I enjoyed eating at that Denny's next to the Duron paint shop, by the commercial center that is constantly changing and has been home to a Hilton and is now harboring a Ramada. Across the street is the the old Reynolds' place now the hideout of Philip Morris. It's a hard place. No one cares that I'm unwashed and unbrushed, wearing glasses, a cap that says "Ocracoke", a black chinese coat, red shoes and a sweatshirt. My waitress is wonderful. She comes right by and offers me a drink. I choose coffee which arrives in an instant. When she senses that I can't find my combo on the menu she carefully writes down my list of requirements and later calls it "The Grand Slam." I forgot the apples, though. After Nuvene went home another waitress (who barely speaks English) convinced another waitress (who obviously was put out by having to work) to get the chef to put apples into a little dish for me. I loved it all. Happy New Year!

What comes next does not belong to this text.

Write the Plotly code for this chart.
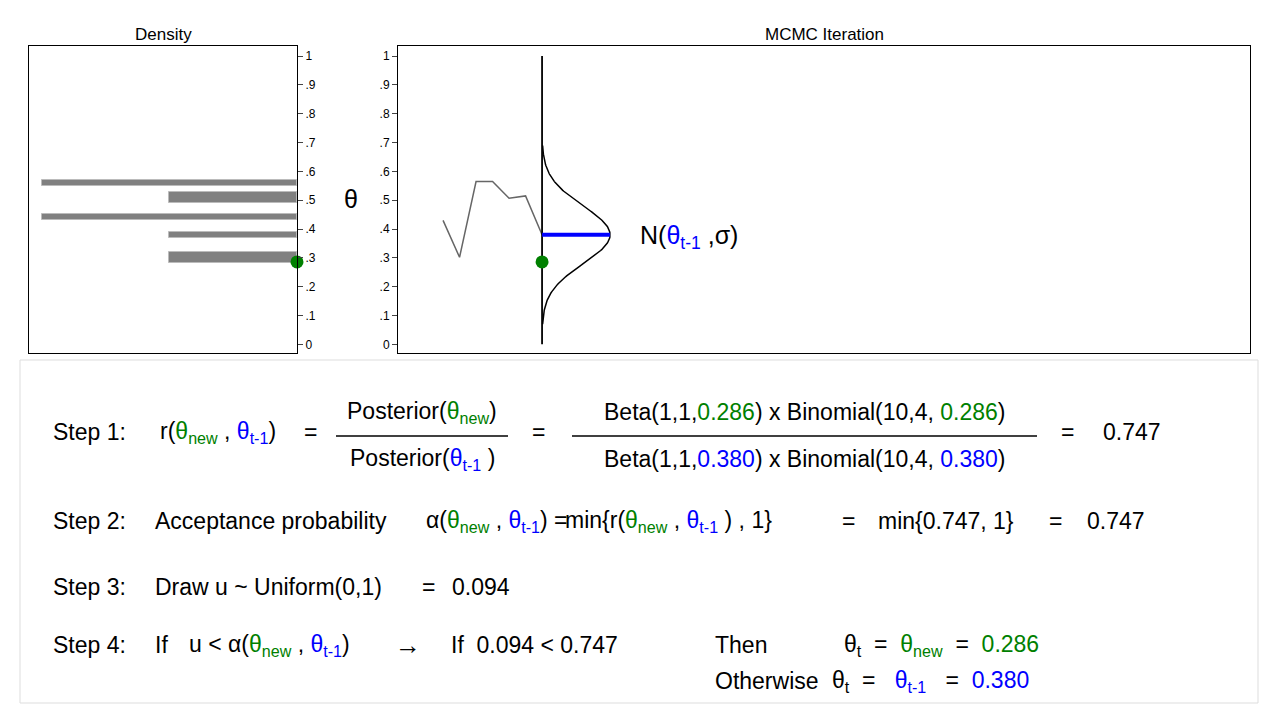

I'm reading this totally great book, Equal Rites, left to me by my traveling daughter. It's the first time I've read a book with the author's name (Terry Pratchett) written larger than the title of the book. I love this book. I love this style of writing. Here's a sample from page 168, a footnote to "the Guild of Thieve, Cutpurses, Housebreakers and Allied Trades."

A very respectable body which in fact represented the major law enforcement agency in the city. The reason for this is as follows: the Gulld was given an annual quota which represented a socially acceptable level of thefts, mugging and assassinations, and in return saw to it in very definite and final ways that unofficial crime was not only rapidly stamped out but knifed, garrotted, dismembered and left around the city in an assortment of paper bags as well. This was held to be a cheap and enlightened arrangement, except by those malcontents who were actually mugged or assassinated and refused to see it as their social duty, and it enabled the city's thieves to plan a decent career structure, entrance examinations and codes of conduct similar to those adopted by the city's other professions - which, the gap not being very wide in any case, they rapidly came to resemble.


Rollicking fun and a good story to boot. Fortunately, Terry has written a library's worth of books. I should be set for a year or so.

So back to the theme, I'm not a normal woman. I'm not a usual woman either. I've stopped pretending to be one. Although I still stop short of removing any doubts that I might not be a normal woman. I suppose that's progress. I'm also reading The Holographic Universe by Michael Talbot.

Dressing as I did this morning does not make me a good candidate for Match.com or even eHarmony.com. I've discovered that it's all basically the same people. Those that can't find someone on Match.com or Americansingles.com or lab631 end up in eHarmony.com. Including me. Those guys are all still looking for the same thing. Either a) a little woman about the house or b) a lonely rich widow. I am neither. I'm know there are other men out there. Not-normal, unusual men who would value me for the sack of jewels that I am.